This was a movie in which vampires that looked like rock gods were literally ripping the roof off of a car, hanging upside down like bats, and slaughtering people left and right, and there was a scene that was TOO violent? Kevin Burwick of MovieWeb at least gave us the scene, which was that of David, the leader of the group played by Keifer Sutherland, ripping open the back of a guy’s head like a cantaloupe, while smiling in that strangely appealing way the character had. But really, that was too violent? We got the chance to see Alex Winter’s character nearly gutted with a stake, one of the others was knocked into a garlic water bath before exploding, and that one scene was just too violent? Eh, maybe for the time period it was, but even then that seems to be laughable really since if you look at the market for horror The Lost Boys was actually kind of tame compared to a lot of stuff out there. And yet it was still one of the handful of movies that became a cult classic and helped to rock the decade in a big way.
To call anything ‘too violent’ even now is enough to make people grin since these days a movie has to really dig in to claim that title considering all that’s been seen to date. Acts of violence in movies usually aren’t something that makes anyone squeamish when you really think about it, but there are almost always those individuals that fail to see how it adds anything to the movie itself. Well, considering how this is a vampire movie and also considering that vampire movies have been notoriously violent throughout the years, y’know, since their creation, as January Nelson of Though Catalog might agree, there’s a good idea that violence and vampires just kind of goes hand in hand. For those that want to argue that Bela Lugosi and Christopher Lee weren’t this violent you’d be right since they were old school and had a very different way of doing things. But look at it this way, a vampire, from the legends and myths a lot of us have heard and read and watched since we were kids, subsist on a pretty steady diet of blood, the red life-giving fluid that keeps our hearts pumping and our bodies functioning. Removing that from an individual that doesn’t want to share it without any regard for their own well-being tends to get violent, and when you’re dealing with a creature that is immeasurably stronger than you are and is seeking to survive, or at least enjoy their meal, then the propensity for violence tends to go up a bit. Violence is kind of a byproduct of trying to stay alive at times for some individuals, especially in the movies.

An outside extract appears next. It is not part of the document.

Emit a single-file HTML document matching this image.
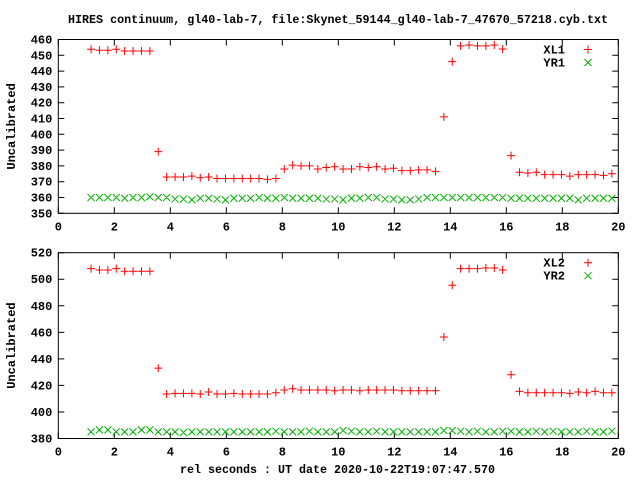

Every Halloween we get to trot this and several other movies out to discuss and every year it seems we have something else to talk about, but the level of violence in a HORROR movie is kind of laughable to discuss since wondering just how people can think that one scene is way too violent when compared to the rest of the movie is hard to fathom. It’s a horror movie…about vampires….that suck the blood from living humans….of COURSE it’s going to get violent. It’s hard to type at times when trying not to laugh at the ideas of those that happen to think that certain scenes in movies get too violent or too fringe to show to people, especially when the majority of people might actually enjoy said scenes. What’s so great about this movie is that a lot of people tend to remember it fondly while at the same time remembering that it was violent and it was bloody in the right areas, meaning it didn’t simply revel in the bloodshed for the sake of it. There was a story there after all and people were introduced to a new breed of vampire no matter how quickly they came and went. Unfortunately the sequels weren’t really that great and as a result they kind of flopped and went straight to DVD.
But too violent? Those that are of the mind to think such a thing must not have been watching a lot of horror movies back in the day, and as for Joel Schumacher, well, it’s hard to think that someone in charge could have that thin of skin when it came to adding in one of the best moments. In all fairness the scene was there, but the camera cut around it so as not to focus on the whole aspect of the unfortunate victim’s head being split wide open. All in all it wasn’t missed all that much, but to think that it was omitted in this manner is kind of surprising since horror movies being allowed to go full tilt is what helps the audience to get into them.